Doch auch hier gilt: Der übertragene Urlaub muss in der Regel innerhalb der ersten drei Monate des neuen Jahres, also bis zum 31. März, in Anspruch genommen werden. Andernfalls droht auch hier der Verfall – es sei denn, es liegen besondere Ausnahmefälle vor.

Sonderregelungen: Wann Resturlaub länger erhalten bleibt

Es gibt Situationen, in denen Resturlaub deutlich länger gültig bleibt:

  1. Langzeiterkrankung: Wenn ein Arbeitnehmer wegen Krankheit längere Zeit arbeitsunfähig war und deshalb seinen Urlaub nicht nehmen konnte, verlängert sich die Frist zur Inanspruchnahme. In diesen Fällen bleibt der Urlaubsanspruch bis zu 15 Monate nach Ablauf des ursprünglichen Urlaubsjahres bestehen. Erst danach verfällt er – und auch nur, wenn die Arbeitsunfähigkeit während des gesamten Zeitraums bestand. Diese Regelung soll verhindern, dass erkrankte Arbeitnehmer durch ihre Situation benachteiligt werden, gleichzeitig jedoch auch Arbeitgeber vor dem unbegrenzten Anwachsen von Urlaubsansprüchen schützen.

  2. Beendigung des Arbeitsverhältnisses: Wird das Arbeitsverhältnis beendet, bevor der restliche Urlaub genommen werden konnte, muss der verbliebene Anspruch ausgezahlt werden. Die sogenannte Urlaubsabgeltung ist gesetzlich vorgesehen, um sicherzustellen, dass dem Arbeitnehmer keine Nachteile durch den Wegfall der Beschäftigung entstehen.
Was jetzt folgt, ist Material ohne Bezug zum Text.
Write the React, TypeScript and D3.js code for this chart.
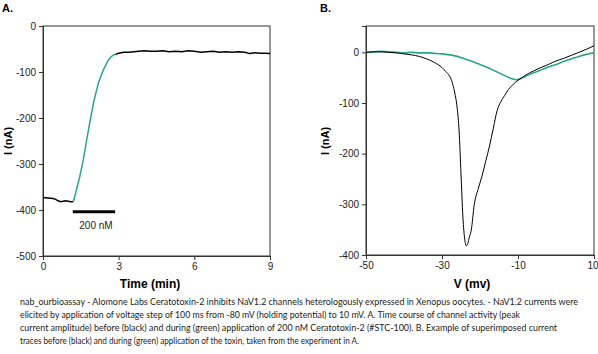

Auch bei einem Arbeitgeberwechsel innerhalb eines Jahres bleibt der anteilige Urlaubsanspruch bestehen – allerdings wird der bereits genommene Urlaub beim vorherigen Arbeitgeber auf diesen Anspruch angerechnet.

Fazit: Arbeitnehmer sollten ihre Rechte kennen – und den Arbeitgeber in die Pflicht nehmen

Beschäftigte tun gut daran, ihre Urlaubsansprüche regelmäßig zu überprüfen – insbesondere dann, wenn sie nicht alle Urlaubstage im laufenden Jahr verbrauchen konnten. Wichtig ist dabei, festzustellen, ob der Arbeitgeber seine Pflicht zur rechtzeitigen Information über Resturlaub und möglichen Verfall erfüllt hat. Denn fehlt eine solche Mitteilung, kann der Anspruch auf Resturlaub unter Umständen auch rückwirkend noch geltend gemacht werden – teils über mehrere Jahre hinweg.